You may in fact have better keeping lazy-loading for performances reasons with NHibernate, even in your case.
(Wanting to switch to eager loading for performance reasons may be a sign of not knowing how to optimize lazy-loading with NHibernate. NHibernate can avoid the classical n+1 performance issue of lazy loads.)
(Even in your case.)
Lazy-loading with NHibernate can be extremely performing. It tends to keep a good balance between runtime performances and development performances. Efficient to execute, and efficient to develop and maintain.
Adjust the lazy loading batch-size
property on your entities and collections mappings.
(Linked reference give a detailed explanation of how it works.)
<class name="YourEntity" batch-size="20">
...
<set name="SomeChildren" batch-size="15" ...>
Configuring that causes NHibernate to not only load related entities/collections when they are accessed, but also to include in the loading query up to batch-size - 1
related entities/collections it has tracked in its session first level cache. Of course, adjust batch-size
values for matching your usual cases loading cardinalities.
This is a very powerful mechanism. It causes most of what would have been subsequent lazy-load calls to be already there, loaded from a single call to the DB, usable without additional round-trips to DB.
(Only in some extreme corner cases where the session is badly used, causing it to reference many entities unrelated to your current work and having pending lazy-loads, lazy-loading batching can be badly defeated. This occurs since in such a situation, it may initialize too many pending lazy-loads unrelated to your work.)
You may globally configure a default batch size for all lazy loads of collections and entities with the global configuration parameter default_batch_fetch_size
(to be put in hibernate.cfg.xml file, or to set through configuration.SetProperty(Environment.DefaultBatchFetchSize, ...)
).
With current NHibernate state, this incurs a memory cost, because NHibernate prepares the batching queries at session factory built. (An option has been ported from Hibernate for building those queries "on demand" rather than preparing them in advance, available since NHibernate 5.4. See #2959, use batch_fetch_style
option value Dynamic
if needed, or configuration.SetProperty(Environment.BatchFetchStyle, BatchFetchStyle.Dynamic.ToString())
.)
In contrast, eager-loading can quickly incur "bloat code" and additional work for fine tuning and maintaining the required eager loads for each case. And failing to maintain them optimized surely lead to worse performances than lazy-loading with NHibernate. Even optimized eager loading may cause a lot more data than required to be loaded.
EF up to its 6 version was doing that. (I have not checked its Core version.) Its eager-loading querying strategy was causing eager-loaded result-sets to contain duplicated data, as soon as the "root" entities set were having many references to the same eager-loaded entity children instances. (And all this though in my current knowledge state, I tend to consider EF to be more usable than NHibernate about eager-loading.
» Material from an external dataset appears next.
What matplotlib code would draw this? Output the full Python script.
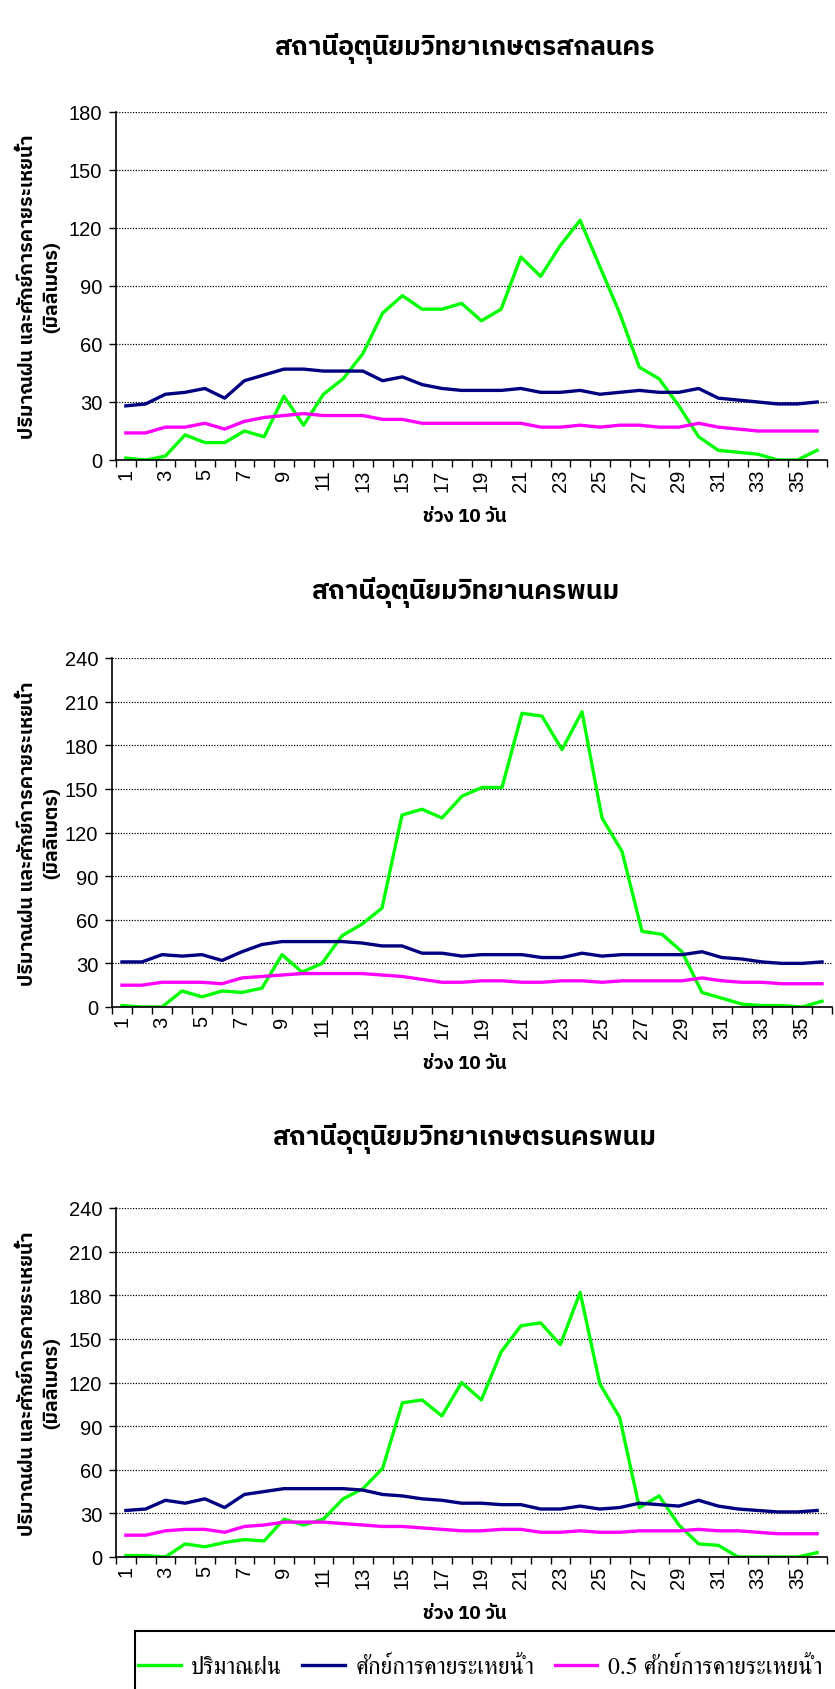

But that is quite a long time I have not considered and studied eager-loading with NHibernate, its lazy-loading being way more efficient than EF's one.)
(To be fair, lazy-loading may also cause some amount of bloat code: if the entities are to be used after closing the session (which is not recommended: consider using DTO/viewmodels/whatever), pending lazy loads may cause failures. To avoid them, NHibernateUtil.Initialize
should be called on the entities lazy associations which are needed, before closing the session. And if you want to leverage async, you will also have to call the async version of Initialize
before accessing the associations.)
NHibernate features a build in support of second level caching. Second level caching allows caching data and sharing them among different NHibernate sessions.
With eager-loading, the second level cache can not be leveraged for loading your dependent entities from memory (in case you use a memory cache provider for second level cache). Second level cache is best exploited with lazy-loading.
It is a full featured data cache, handling invalidation of data automatically. (Provided you work with transactions. If deadlocks deter you from doing so, maybe should you consider to enable read committed snapshot
mode on SQL Server, but this is a bit off-topic. Without explicit transactions, the cache will be disabled as soon as you start updating entities in your application.)
You only need to enable it in global configuration (cache.provider_class
, cache.use_second_level_cache
), and declare in your mapping what is cacheable (on entities and/or entity collections, with <cache usage="..." />
tag). Use cache regions for setting expiry. You may even cache queries (cache.use_query_cache
, and specifying on queries if they are cacheable). See here for an example.
Of course, for your case, if your data is not eligible to caching, this feature is not useful. (It may be the case if other processes do update your data, while you do not wish to use and configure the SysCache2 provider which can get notified by sql server of any data changes.)
A well accepted solution to your trouble implies quite more work. Ideally your front application should work with a de-normalized copy of your data, easy and efficient to query, while your back-office keeps a normalized database.